A few notes on life right now:

1) Last week, I think things “clicked” for more of my coworkers. There was a day where everyone got my name right, and a few people who I thought might be avoiding addressing me directly used my name comfortably. This is about a month out from the official announcement. I’ve met several new collaborators simply as Ezekiel and no one has balked.

2) I’ve noticed my reaction to “misgendering” is shifting. It used to be every “sir” made me happy and the “ma’ams” rolled off because I was expecting them anyway. As I pass a bit more reliably, when people gender me as female I really bristle. I had two instances in a row in which I was asked my name in a restaurant/cafe setting, and I said my very clearly male and very easy name, and someone heard a female name. In one case I was able to correct, in the other, a very girly name got yelled out when my order came up, at a restaurant where most of the staff actually know & remember my name. I was angry. Not that I did anything about it, but it really bothered me.

3) At work, I no longer trek to another building to find a single stall neutral bathroom. I instead go completely across the building three floors away near an area where no men work, and use that bathroom. I consider this progress.

4) I’ve got this thing worked out at the gym where I change in a neutral single stall restroom. But this means I have to leave my bag (with my computer) in my office, because the only place to lock is in the locker rooms. This makes it harder to go to the gym if I need to go someplace else after. Today, I went into the mens locker room. All I did was lock up my bag and then leave, but I went in.

5) I turned in my name change paperwork to the court.

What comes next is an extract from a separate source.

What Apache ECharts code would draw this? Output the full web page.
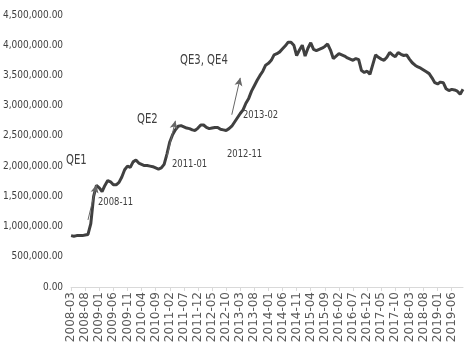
<!DOCTYPE html>
<html lang="en">
<head>
	<meta charset="UTF-8">
	<title>Monetary base</title>
	<script src="https://cdn.jsdelivr.net/npm/echarts@6/dist/echarts.min.js"></script>
	<style>
		html, body { margin: 0; padding: 0; background: #fff; }
		#main { width: 473px; height: 355px; }
	</style>
</head>
<body>
	<div id="main"></div>
	<script>
		// monthly, 2008-03 .. 2019-10, values in millions
		var months = [];
		for (var y = 2008; y <= 2019; y++) {
			for (var mo = 1; mo <= 12; mo++) {
				if (y == 2008 && mo < 3) continue;
				if (y == 2019 && mo > 10) break;
				months.push(y + '-' + (mo < 10 ? '0' + mo : mo));
			}
		}

		var base = [
			0.85, 0.84, 0.85, 0.85, 0.85, 0.86, 0.87, 1.05, 1.50, 1.68,
			1.64, 1.58, 1.68, 1.76, 1.74, 1.69, 1.69, 1.73, 1.82, 1.94,
			2.00, 1.98, 2.07, 2.10, 2.05, 2.03, 2.01, 2.01, 2.00, 1.99,
			1.97, 1.95, 1.97, 2.03, 2.20, 2.40, 2.52, 2.60, 2.66, 2.67,
			2.65, 2.63, 2.62, 2.60, 2.59, 2.63, 2.68, 2.68, 2.64, 2.62,
			2.63, 2.64, 2.64, 2.61, 2.60, 2.59, 2.62, 2.66, 2.73, 2.80,
			2.87, 2.93, 3.04, 3.12, 3.24, 3.33, 3.42, 3.50, 3.57, 3.67,
			3.70, 3.75, 3.84, 3.86, 3.89, 3.94, 3.99, 4.05, 4.05, 4.00,
			3.83, 3.92, 4.00, 3.82, 3.95, 4.04, 3.93, 3.91, 3.93, 3.95,
			3.98, 4.02, 3.92, 3.78, 3.82, 3.86, 3.84, 3.82, 3.79, 3.77,
			3.75, 3.78, 3.76, 3.58, 3.55, 3.57, 3.52, 3.68, 3.84, 3.80,
			3.77, 3.75, 3.80, 3.88, 3.84, 3.81, 3.88, 3.85, 3.83, 3.84,
			3.77, 3.71, 3.67, 3.64, 3.62, 3.59, 3.56, 3.53, 3.46, 3.38,
			3.36, 3.39, 3.38, 3.28, 3.25, 3.27, 3.26, 3.24, 3.19, 3.27
		];

		// arrows: [from, to] as [month, value]
		var arrows = [
			[['2008-09', 1.11], ['2008-12', 1.69]],
			[['2011-01', 2.15], ['2011-04', 2.75]],
			[['2012-12', 2.85], ['2013-03', 3.46]]
		];

		// annotation texts
		var notes = ['QE1', '2008-11', 'QE2', '2011-01', '2012-11', '2013-02', 'QE3, QE4'];
		var noteFont = "'DejaVu Sans Condensed', 'Liberation Sans', sans-serif";

		function fmt(v) {
			var n = Math.round(v * 1000000);
			return n.toString().replace(/\B(?=(\d{3})+(?!\d))/g, ',') + '.00';
		}

		function note(txt, x, y, size, sx) {
			return {
				type: 'text', x: x, y: y, scaleX: sx, silent: true,
				style: { text: txt, fill: '#404040', font: size + 'px ' + noteFont, verticalAlign: 'top' }
			};
		}

		var option = {
			animation: false,
			grid: { left: 65, right: 10, top: 15, bottom: 68 },
			xAxis: {
				type: 'category',
				data: months,
				boundaryGap: false,
				axisLine: { lineStyle: { color: '#d9d9d9' } },
				axisTick: { interval: 4, length: 4, lineStyle: { color: '#d9d9d9' } },
				axisLabel: {
					interval: 4, rotate: 90, margin: 5,
					color: '#595959', fontSize: 12, fontFamily: 'DejaVu Sans'
				}
			},
			yAxis: {
				type: 'value',
				min: 0, max: 4.5, interval: 0.5,
				axisLine: { show: false },
				axisTick: { show: false },
				splitLine: { show: false },
				axisLabel: {
					margin: 8, color: '#404040', fontSize: 10, fontFamily: noteFont,
					formatter: fmt
				}
			},
			series: [{
				type: 'line',
				data: base,
				showSymbol: false,
				lineStyle: { color: '#404040', width: 3 },
				markLine: {
					silent: true,
					symbol: ['none', 'arrow'],
					symbolSize: [6, 8],
					label: { show: false },
					lineStyle: { color: '#666', width: 1, type: 'solid' },
					data: arrows.map(function (a) {
						return [{ coord: a[0] }, { coord: a[1] }];
					})
				}
			}],
			graphic: [
				note(notes[0], 66, 153, 14, 0.8),
				note(notes[1], 98, 197, 11, 0.85),
				note(notes[2], 137, 112, 14, 0.8),
				note(notes[3], 172, 159, 11, 0.85),
				note(notes[4], 227, 149, 11, 0.85),
				note(notes[5], 243, 110, 11, 0.85),
				note(notes[6], 180, 53, 14, 0.8)
			]
		};

		var myChart = echarts.init(document.getElementById('main'));
		myChart.setOption(option);
	</script>
</body>
</html>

I have a few deeper thoughts rattling around in here. There’s one about how I think I might be feeling/acting if my wife were the one who turned out to be trans (hint: I don’t think I’d be being as awesome as she is). There’s another about trying to figure out the interplay between how much of the relief I feel as I transition is social and how much is physical and the weird ways in which they interact. But those will have to wait. This is all I’ve got right now.